--- Begin DATA ENTRIES ---
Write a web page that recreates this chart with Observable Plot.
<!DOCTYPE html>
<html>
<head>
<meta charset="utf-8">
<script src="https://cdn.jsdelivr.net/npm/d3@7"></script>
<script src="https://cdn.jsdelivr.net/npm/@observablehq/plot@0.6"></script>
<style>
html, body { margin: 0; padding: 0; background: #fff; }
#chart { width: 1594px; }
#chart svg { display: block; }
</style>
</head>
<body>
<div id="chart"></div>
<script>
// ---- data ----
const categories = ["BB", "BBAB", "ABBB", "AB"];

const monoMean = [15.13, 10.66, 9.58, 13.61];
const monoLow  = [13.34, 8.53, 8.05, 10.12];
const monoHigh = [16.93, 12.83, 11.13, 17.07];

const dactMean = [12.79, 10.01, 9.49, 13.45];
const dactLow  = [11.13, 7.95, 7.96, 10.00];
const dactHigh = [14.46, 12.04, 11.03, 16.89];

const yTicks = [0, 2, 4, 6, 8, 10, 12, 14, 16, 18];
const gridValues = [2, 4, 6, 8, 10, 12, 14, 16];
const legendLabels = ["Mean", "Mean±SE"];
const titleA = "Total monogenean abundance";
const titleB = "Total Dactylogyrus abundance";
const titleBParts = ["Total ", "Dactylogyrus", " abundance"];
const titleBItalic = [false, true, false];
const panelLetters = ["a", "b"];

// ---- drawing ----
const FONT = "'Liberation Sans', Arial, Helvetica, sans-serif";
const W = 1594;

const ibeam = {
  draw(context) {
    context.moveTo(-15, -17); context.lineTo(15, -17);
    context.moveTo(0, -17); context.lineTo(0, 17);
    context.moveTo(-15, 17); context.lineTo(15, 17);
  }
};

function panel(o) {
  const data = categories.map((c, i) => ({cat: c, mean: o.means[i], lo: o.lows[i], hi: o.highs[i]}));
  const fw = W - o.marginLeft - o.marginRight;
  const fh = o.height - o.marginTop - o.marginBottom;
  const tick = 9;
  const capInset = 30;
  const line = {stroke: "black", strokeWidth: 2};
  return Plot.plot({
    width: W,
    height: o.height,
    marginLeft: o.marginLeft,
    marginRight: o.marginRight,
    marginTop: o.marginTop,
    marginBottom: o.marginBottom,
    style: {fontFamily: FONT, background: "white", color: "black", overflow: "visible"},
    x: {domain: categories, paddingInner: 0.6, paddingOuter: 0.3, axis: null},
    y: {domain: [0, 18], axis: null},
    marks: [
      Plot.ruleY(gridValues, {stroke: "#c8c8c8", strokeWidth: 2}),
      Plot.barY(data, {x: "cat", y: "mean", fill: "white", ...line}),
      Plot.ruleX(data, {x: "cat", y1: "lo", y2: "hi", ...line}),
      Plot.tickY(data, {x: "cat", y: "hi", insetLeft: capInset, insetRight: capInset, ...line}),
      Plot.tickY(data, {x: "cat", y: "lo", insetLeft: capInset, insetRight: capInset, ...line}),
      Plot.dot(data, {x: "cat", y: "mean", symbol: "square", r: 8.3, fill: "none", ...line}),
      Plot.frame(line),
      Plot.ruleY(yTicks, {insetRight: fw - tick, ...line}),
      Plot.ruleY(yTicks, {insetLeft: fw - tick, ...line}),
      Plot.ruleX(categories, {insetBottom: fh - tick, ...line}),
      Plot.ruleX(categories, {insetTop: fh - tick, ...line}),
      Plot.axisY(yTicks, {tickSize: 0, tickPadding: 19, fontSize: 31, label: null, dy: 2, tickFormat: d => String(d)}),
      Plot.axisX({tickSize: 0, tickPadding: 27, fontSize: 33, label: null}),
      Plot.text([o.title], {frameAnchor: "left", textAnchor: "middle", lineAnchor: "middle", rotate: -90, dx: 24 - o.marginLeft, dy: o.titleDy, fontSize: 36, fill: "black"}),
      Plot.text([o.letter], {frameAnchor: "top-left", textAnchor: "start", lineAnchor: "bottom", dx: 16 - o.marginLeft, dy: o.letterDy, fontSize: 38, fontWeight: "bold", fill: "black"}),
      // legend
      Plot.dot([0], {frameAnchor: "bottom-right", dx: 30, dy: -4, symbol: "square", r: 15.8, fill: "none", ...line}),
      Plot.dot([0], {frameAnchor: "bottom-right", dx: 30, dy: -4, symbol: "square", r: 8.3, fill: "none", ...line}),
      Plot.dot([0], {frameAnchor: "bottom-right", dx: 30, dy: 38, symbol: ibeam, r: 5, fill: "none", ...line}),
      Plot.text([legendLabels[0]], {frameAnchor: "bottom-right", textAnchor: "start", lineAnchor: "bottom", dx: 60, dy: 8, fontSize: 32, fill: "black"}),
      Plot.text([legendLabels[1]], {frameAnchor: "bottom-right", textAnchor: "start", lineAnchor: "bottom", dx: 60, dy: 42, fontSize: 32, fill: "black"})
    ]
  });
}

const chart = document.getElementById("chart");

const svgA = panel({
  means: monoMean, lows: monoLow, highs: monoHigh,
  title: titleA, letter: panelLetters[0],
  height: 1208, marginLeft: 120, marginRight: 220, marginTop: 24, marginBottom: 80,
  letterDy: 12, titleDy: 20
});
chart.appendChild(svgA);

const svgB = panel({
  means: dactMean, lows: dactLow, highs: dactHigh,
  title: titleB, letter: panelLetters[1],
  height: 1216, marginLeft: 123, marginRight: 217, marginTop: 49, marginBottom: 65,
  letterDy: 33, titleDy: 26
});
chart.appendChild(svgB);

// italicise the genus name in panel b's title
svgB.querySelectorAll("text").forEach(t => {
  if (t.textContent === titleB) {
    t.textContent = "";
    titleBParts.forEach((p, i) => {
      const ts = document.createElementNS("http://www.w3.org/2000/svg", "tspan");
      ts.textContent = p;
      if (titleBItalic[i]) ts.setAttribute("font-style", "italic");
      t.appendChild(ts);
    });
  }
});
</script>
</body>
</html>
--- End DATA ENTRIES ---
--- Begin DATA ENTRIES ---
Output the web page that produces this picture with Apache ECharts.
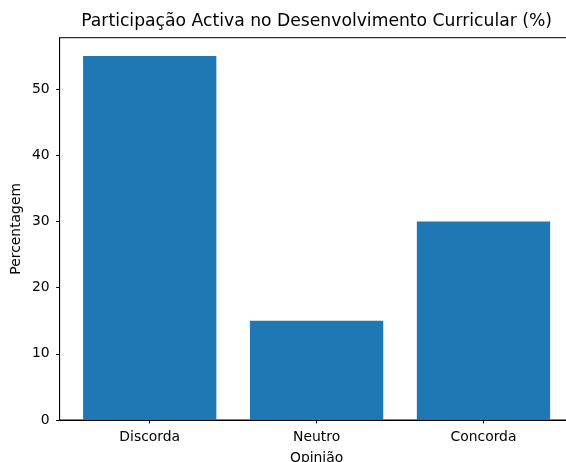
--- End DATA ENTRIES ---
Among the entries above, locate the lines containing "Write a web" and "const W = 1594;", and transcribe exactly those two lines and all lines between.

**WRITTEN ANSWER:**
Write a web page that recreates this chart with Observable Plot.
<!DOCTYPE html>
<html>
<head>
<meta charset="utf-8">
<script src="https://cdn.jsdelivr.net/npm/d3@7"></script>
<script src="https://cdn.jsdelivr.net/npm/@observablehq/plot@0.6"></script>
<style>
html, body { margin: 0; padding: 0; background: #fff; }
#chart { width: 1594px; }
#chart svg { display: block; }
</style>
</head>
<body>
<div id="chart"></div>
<script>
// ---- data ----
const categories = ["BB", "BBAB", "ABBB", "AB"];

const monoMean = [15.13, 10.66, 9.58, 13.61];
const monoLow  = [13.34, 8.53, 8.05, 10.12];
const monoHigh = [16.93, 12.83, 11.13, 17.07];

const dactMean = [12.79, 10.01, 9.49, 13.45];
const dactLow  = [11.13, 7.95, 7.96, 10.00];
const dactHigh = [14.46, 12.04, 11.03, 16.89];

const yTicks = [0, 2, 4, 6, 8, 10, 12, 14, 16, 18];
const gridValues = [2, 4, 6, 8, 10, 12, 14, 16];
const legendLabels = ["Mean", "Mean±SE"];
const titleA = "Total monogenean abundance";
const titleB = "Total Dactylogyrus abundance";
const titleBParts = ["Total ", "Dactylogyrus", " abundance"];
const titleBItalic = [false, true, false];
const panelLetters = ["a", "b"];

// ---- drawing ----
const FONT = "'Liberation Sans', Arial, Helvetica, sans-serif";
const W = 1594;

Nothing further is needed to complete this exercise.